> WHAT THE TASK ASKS
Output the first line of the listing and each line after it, up to and including the line that contains "-- (axis cs:621,60);", exactly as written, minus the pictures.

> DATA BLOCK
## Begin
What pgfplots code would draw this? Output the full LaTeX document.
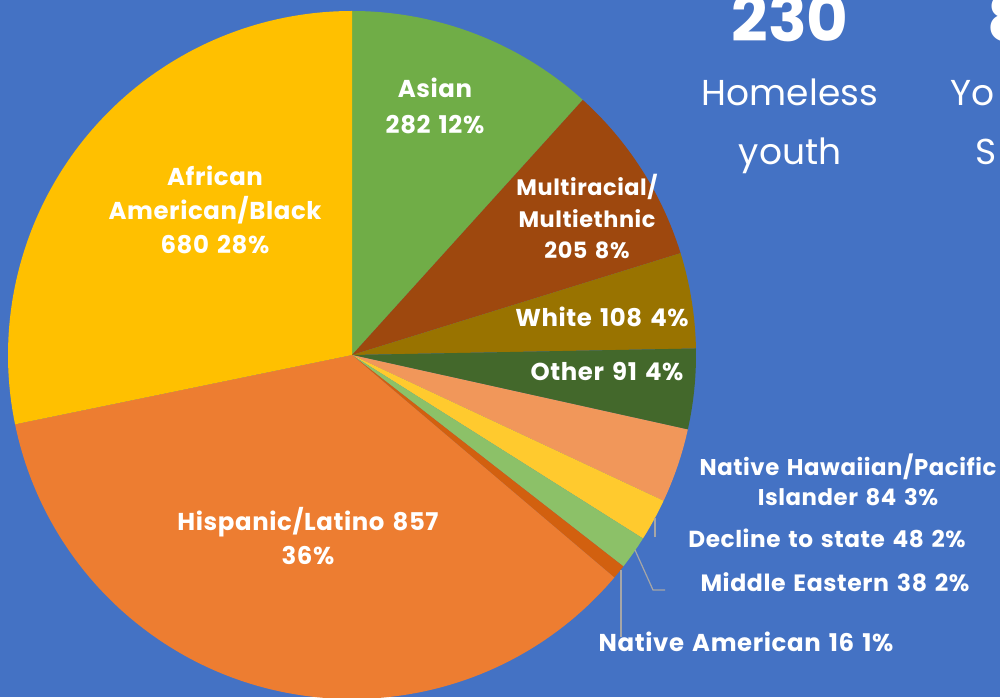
\documentclass[border=0pt]{standalone}
\usepackage{pgfplots}
\pgfplotsset{compat=1.18}
\usepackage{fontspec}
\setmainfont{Poppins}
\newfontfamily\lblfont[LetterSpace=2.5, WordSpace=1.4]{Poppins}

\definecolor{bg}{HTML}{4472C4}
\definecolor{cAsian}{HTML}{70AD47}
\definecolor{cMulti}{HTML}{9E480E}
\definecolor{cWhite}{HTML}{997300}
\definecolor{cOther}{HTML}{43682B}
\definecolor{cNHPI}{HTML}{F1975A}
\definecolor{cDecl}{HTML}{FFCA2E}
\definecolor{cME}{HTML}{8CC168}
\definecolor{cNA}{HTML}{D2600F}
\definecolor{cHisp}{HTML}{ED7D31}
\definecolor{cAfAm}{HTML}{FFC000}
\definecolor{leader}{HTML}{A6A6A6}

% counts, clockwise from 12 o'clock
\def\total{2409}
\def\cum{0}
\newcommand\slice[2]{%
  \pgfmathsetmacro\sa{90-360*(\cum/\total)}%
  \pgfmathsetmacro\cum{\cum+#1}%
  \pgfmathsetmacro\se{90-360*(\cum/\total)}%
  \edef\doit{\noexpand\fill[#2] (axis cs:352,342) -- ++(\sa:172pt)
    arc[start angle=\sa, end angle=\se, radius=172pt] -- cycle;}%
  \doit}

\begin{document}
\begin{tikzpicture}[
  lbl/.style={text=white, font=\lblfont\bfseries\fontsize{12.2}{15}\selectfont, align=center, inner sep=0pt},
]
\fill[bg] (0,0) rectangle (500pt,348.5pt);
\path[use as bounding box] (0,0) rectangle (500pt,348.5pt);
\clip (0,0) rectangle (500pt,348.5pt);
\begin{axis}[
  x=0.5pt, y=0.5pt,
  xmin=0, xmax=1000, ymin=0, ymax=697,
  scale only axis, hide axis,
  anchor=south west, at={(0,0)},
]
\slice{282}{cAsian}
\slice{205}{cMulti}
\slice{108}{cWhite}
\slice{91}{cOther}
\slice{84}{cNHPI}
\slice{48}{cDecl}
\slice{38}{cME}
\slice{16}{cNA}
\slice{857}{cHisp}
\slice{680}{cAfAm}

\draw[leader, line width=0.6pt] (axis cs:655,179) -- (axis cs:655,160);
\draw[leader, line width=0.6pt] (axis cs:635,147) -- (axis cs:653,107) -- (axis cs:665,107);
\draw[leader, line width=0.6pt] (axis cs:621,127) -- (axis cs:621,60);

\node[lbl, font=\lblfont\bfseries\fontsize{12.2}{18}\selectfont] at (axis cs:435,591) {Asian\\282 12\%};
\node[lbl, font=\lblfont\bfseries\fontsize{12.2}{17}\selectfont] at (axis cs:215,487) {African\\American/Black\\680 28\%};
\node[lbl, font=\lblfont\bfseries\fontsize{11.2}{15.75}\selectfont] at (axis cs:587,480) {Multiracial/\\Multiethnic\\205 8\%};
\node[lbl] at (axis cs:602,380) {White 108 4\%};
\node[lbl] at (axis cs:607,325) {Other 91 4\%};
\node[lbl, font=\lblfont\bfseries\fontsize{12.2}{17}\selectfont] at (axis cs:308,161) {Hispanic/Latino 857\\36\%};
\node[lbl, font=\lblfont\bfseries\fontsize{11.4}{15}\selectfont] at (axis cs:848,217) {Native Hawaiian/Pacific\\Islander 84 3\%};
\node[lbl, font=\lblfont\bfseries\fontsize{11.6}{15}\selectfont] at (axis cs:827,159) {Decline to state 48 2\%};
\node[lbl, font=\lblfont\bfseries\fontsize{11.8}{15}\selectfont] at (axis cs:835,115) {Middle Eastern 38 2\%};
\node[lbl] at (axis cs:746,55) {Native American 16 1\%};

\node[text=white, font=\bfseries\fontsize{32}{32}\selectfont, anchor=base, inner sep=0pt] at (axis cs:790,655) {230};
\node[text=white, font=\fontsize{18}{18}\selectfont, anchor=base, inner sep=0pt] at (axis cs:790,591) {Homeless};
\node[text=white, font=\fontsize{18}{18}\selectfont, anchor=base, inner sep=0pt] at (axis cs:790,532) {youth};
\node[text=white, font=\bfseries\fontsize{32}{32}\selectfont, anchor=base west, inner sep=0pt] at (axis cs:987,655) {8};
\node[text=white, font=\fontsize{18}{18}\selectfont, anchor=base west, inner sep=0pt] at (axis cs:950,591) {Yo};
\node[text=white, font=\fontsize{18}{18}\selectfont, anchor=base west, inner sep=0pt] at (axis cs:975,532) {S};
\end{axis}
\end{tikzpicture}
\end{document}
## End
> FULL SOLUTION
What pgfplots code would draw this? Output the full LaTeX document.
\documentclass[border=0pt]{standalone}
\usepackage{pgfplots}
\pgfplotsset{compat=1.18}
\usepackage{fontspec}
\setmainfont{Poppins}
\newfontfamily\lblfont[LetterSpace=2.5, WordSpace=1.4]{Poppins}

\definecolor{bg}{HTML}{4472C4}
\definecolor{cAsian}{HTML}{70AD47}
\definecolor{cMulti}{HTML}{9E480E}
\definecolor{cWhite}{HTML}{997300}
\definecolor{cOther}{HTML}{43682B}
\definecolor{cNHPI}{HTML}{F1975A}
\definecolor{cDecl}{HTML}{FFCA2E}
\definecolor{cME}{HTML}{8CC168}
\definecolor{cNA}{HTML}{D2600F}
\definecolor{cHisp}{HTML}{ED7D31}
\definecolor{cAfAm}{HTML}{FFC000}
\definecolor{leader}{HTML}{A6A6A6}

% counts, clockwise from 12 o'clock
\def\total{2409}
\def\cum{0}
\newcommand\slice[2]{%
  \pgfmathsetmacro\sa{90-360*(\cum/\total)}%
  \pgfmathsetmacro\cum{\cum+#1}%
  \pgfmathsetmacro\se{90-360*(\cum/\total)}%
  \edef\doit{\noexpand\fill[#2] (axis cs:352,342) -- ++(\sa:172pt)
    arc[start angle=\sa, end angle=\se, radius=172pt] -- cycle;}%
  \doit}

\begin{document}
\begin{tikzpicture}[
  lbl/.style={text=white, font=\lblfont\bfseries\fontsize{12.2}{15}\selectfont, align=center, inner sep=0pt},
]
\fill[bg] (0,0) rectangle (500pt,348.5pt);
\path[use as bounding box] (0,0) rectangle (500pt,348.5pt);
\clip (0,0) rectangle (500pt,348.5pt);
\begin{axis}[
  x=0.5pt, y=0.5pt,
  xmin=0, xmax=1000, ymin=0, ymax=697,
  scale only axis, hide axis,
  anchor=south west, at={(0,0)},
]
\slice{282}{cAsian}
\slice{205}{cMulti}
\slice{108}{cWhite}
\slice{91}{cOther}
\slice{84}{cNHPI}
\slice{48}{cDecl}
\slice{38}{cME}
\slice{16}{cNA}
\slice{857}{cHisp}
\slice{680}{cAfAm}

\draw[leader, line width=0.6pt] (axis cs:655,179) -- (axis cs:655,160);
\draw[leader, line width=0.6pt] (axis cs:635,147) -- (axis cs:653,107) -- (axis cs:665,107);
\draw[leader, line width=0.6pt] (axis cs:621,127) -- (axis cs:621,60);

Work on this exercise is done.